1. The problem statement, all variables and given/known data When I work in general curvilinear coordinates and in particular for the computation of line and surface integrals, do I need to do anything apart from working through the 'usual steps?' 2. Relevant equations If I am correct, computation of line and surface integrals is typically introduced in cartesian coordinates. In such a coordinate system, some basic parameterisations include those of for a circle of radius r eg. (x,y) = (rcos(t),rsin(t)), 0 <= t <= 2pi. 3. The attempt at a solution I know that if I work in say cylindrical or spherical coordinates the expressions for the gradient, divergence and Laplacian are different (and more complicated) than in cartesian coordinates. So do the parameterisations of surfaces and paths become more complicated if I want to compute a line integral in these non-cartesian coordinate systems? If so why would anyone want to use non-cartesian coordinate systems to compute various integrals? Is it because in certain situations, this is the only possible way to compute the integrals? I'm interested in this because I only really got as far as going through the derivations and computations for alternative forms of the gradient, laplacian etc. I don't feel as if I really learned how to apply useful techniques such as computing integrals in geometries with cylindrical or spherical symmetry apart from trivial cases where the vector field and outward surface normal were both constant. Any help would be great thanks.

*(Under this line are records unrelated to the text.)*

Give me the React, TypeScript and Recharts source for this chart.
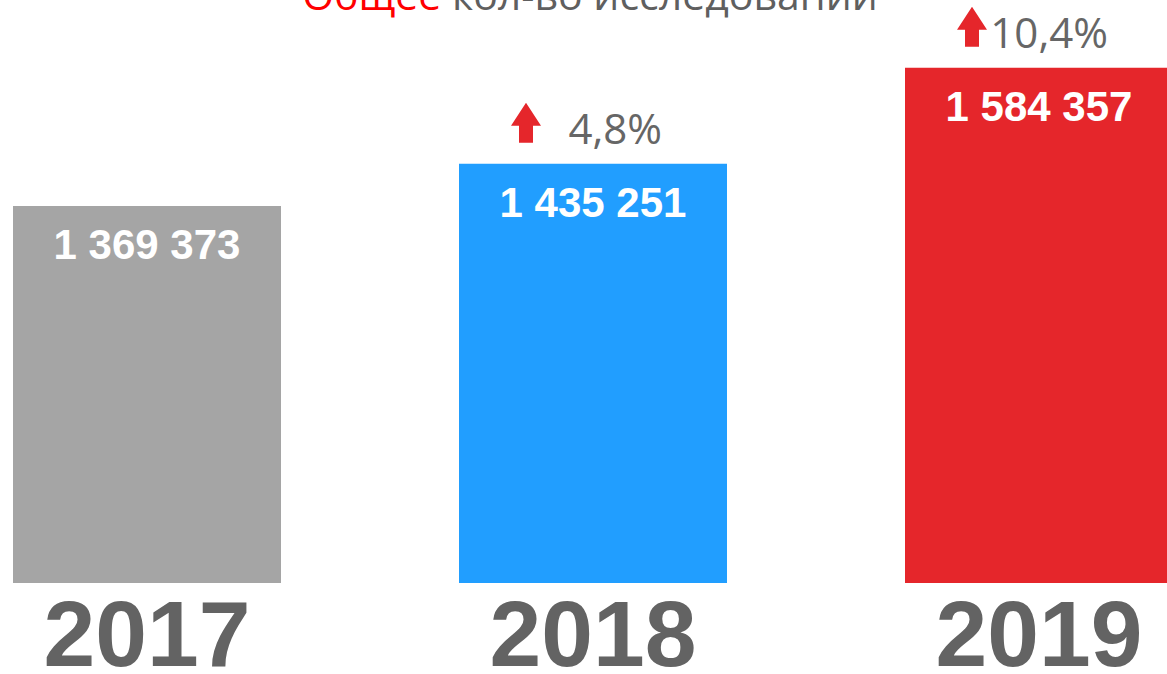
import React from "react";
import { BarChart, Bar, XAxis, YAxis, Cell, LabelList } from "recharts";

const years = ["2017", "2018", "2019"];
const totals = [1369373, 1435251, 1584357];
const growth = ["", "4,8%", "10,4%"];
const valueLabels = ["1 369 373", "1 435 251", "1 584 357"];
const barColors = ["#A5A5A5", "#219EFF", "#E5262B"];

const data = years.map((y, i) => ({
  year: y,
  total: totals[i],
  label: valueLabels[i],
  growth: growth[i],
}));

const YearTick = (props: any) => {
  const { x, y, payload } = props;
  return (
    <text
      x={x}
      y={y + 75}
      textAnchor="middle"
      fill="#636363"
      fontFamily="Liberation Sans, Arial, sans-serif"
      fontWeight="bold"
      fontSize={93}
    >
      {payload.value}
    </text>
  );
};

const ValueLabel = (props: any) => {
  const { x, y, width, index } = props;
  const cx = x + width / 2;
  return (
    <text
      x={cx}
      y={y + 53}
      textAnchor="middle"
      fill="#FFFFFF"
      fontFamily="Liberation Sans, Arial, sans-serif"
      fontWeight="bold"
      fontSize={42}
    >
      {data[index].label}
    </text>
  );
};

const GrowthLabel = (props: any) => {
  const { x, y, width, index } = props;
  const g = data[index].growth;
  if (!g) return null;
  const cx = x + width / 2;
  const ax = cx - 67;
  const bottom = y - 21;
  const top = bottom - 40;
  const headH = 23;
  const headW = 30;
  const shaftW = 14;
  const d = `M${ax} ${top} L${ax + headW / 2} ${top + headH} L${ax + shaftW / 2} ${top + headH} L${ax + shaftW / 2} ${bottom} L${ax - shaftW / 2} ${bottom} L${ax - shaftW / 2} ${top + headH} L${ax - headW / 2} ${top + headH} Z`;
  return (
    <g>
      <path d={d} fill="#E5262B" />
      <text
        x={cx + 69}
        y={bottom + 1}
        textAnchor="end"
        fill="#666666"
        fontFamily="Open Sans, sans-serif"
        fontSize={42}
      >
        {g}
      </text>
    </g>
  );
};

export default function App() {
  return (
    <div
      style={{
        position: "absolute",
        left: 0,
        top: 0,
        width: 1167,
        height: 674,
        overflow: "hidden",
        background: "#fff",
      }}
    >
      <div style={{ position: "absolute", left: -76, top: 0 }}>
        <BarChart
          width={1338}
          height={674}
          data={data}
          margin={{ top: 40, right: 0, bottom: 0, left: 0 }}
          barCategoryGap={89}
        >
          <XAxis
            dataKey="year"
            axisLine={false}
            tickLine={false}
            height={91}
            interval={0}
            tick={<YearTick />}
          />
          <YAxis hide domain={[783000, 1627700]} allowDataOverflow />
          <Bar dataKey="total" isAnimationActive={false}>
            {data.map((d, i) => (
              <Cell key={d.year} fill={barColors[i]} />
            ))}
            <LabelList dataKey="label" content={<ValueLabel />} />
            <LabelList dataKey="growth" content={<GrowthLabel />} />
          </Bar>
        </BarChart>
      </div>
      <svg
        width={1167}
        height={674}
        style={{ position: "absolute", left: 0, top: 0, pointerEvents: "none" }}
      >
        <text
          x={590}
          y={10}
          textAnchor="middle"
          fontFamily="Open Sans, sans-serif"
          fontSize={41}
          fill="#5F5F5F"
        >
          <tspan fill="#FF0000">Общее</tspan> кол-во исследований
        </text>
      </svg>
    </div>
  );
}
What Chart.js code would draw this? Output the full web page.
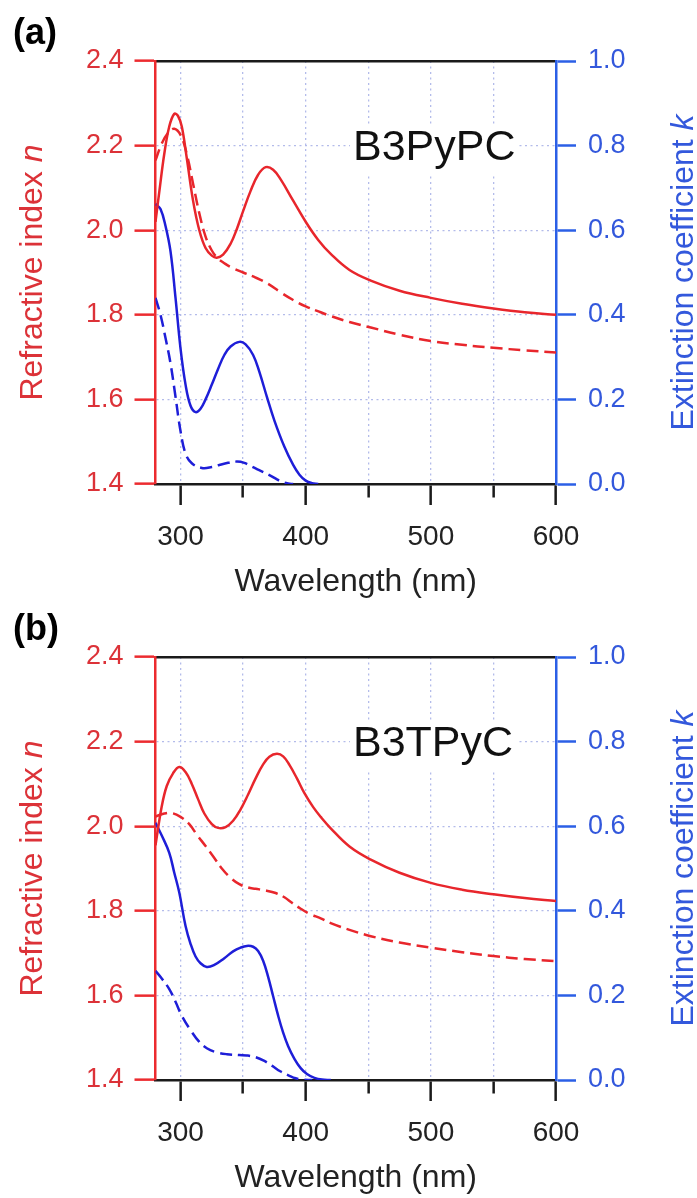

I don't fully understand what you are asking, but working in curvilinear coordinates is simpler when (and only when) the functions involved are simpler in those coordinate systems. The equations modelling physical systems often have cylindrical or spherical symmetry, so many of the terms in the "complicated" expressions for grad etc in curvilinear coordinates may be zero for a particular function.
I probably shouldn't have used that template. Anyway, if f(x,y) = x^2 + y^2 then in polar coordinates f(r,theta) = r^2 right? Then would div(grad(f)) = (r^2)'' = 2? What if I have something more complicated like g(x,y) = x^2 + y^2 + 2x + 2y then g(r,theta) = r^2 + 2(cos(theta) + sin(theta)). Would the calculation of div(grad(f)) in polar coordinates be done the same way as for the function f or do I need to make use of the relevant scale factors?